Childhood trauma, of course, will generate the continual sense of shame, of alienation, and the futile asking for, but never receiving, forgiveness. I myself compensate with arrogance. It is a shield of sorts, or has been. It is an interesting thing to contemplate that somewhere in the hardest human beings there is the capacity for tenderness and softness which they have forgotten.
And being me, I started contemplating the dynamics of asking forgiveness from GOD. We cannot see God. Is asking for forgiveness the same as asking for connection?
And being me, I started thinking about T’shuvah, repentance, which at one time consisted in offering animal sacrifices at the Temple in Jerusalem. What is this dynamic? I will need to feel about this for a while longer.

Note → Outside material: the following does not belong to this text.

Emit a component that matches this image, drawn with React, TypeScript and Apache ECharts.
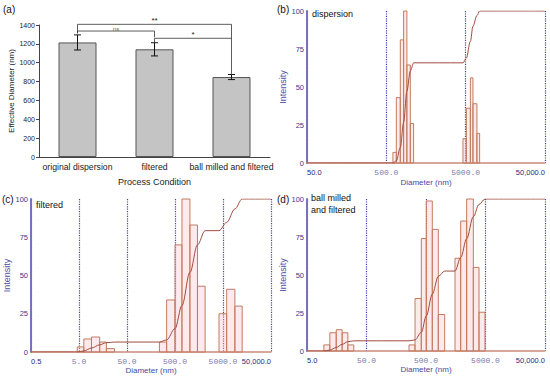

But the point I wanted to make here is that it is quite possible, and in my view desirable, to treat religion BOTH as a cultural artifact intended to enable social cohesion and the maintenance of meaning, AND as a set of objective claims about the physical universe which can be investigated in a scientific manner. A study can be made as to what works and why culturally, and as to what is true empirically.
As I’ve no doubt mentioned repeatedly, Religion (Religions, if you want to be more politically conformist) was my own academic field of interest, and sacrifice–“acts of the sacred”–my main interest there. But the question “is this true?” was not an important question. I think it should be.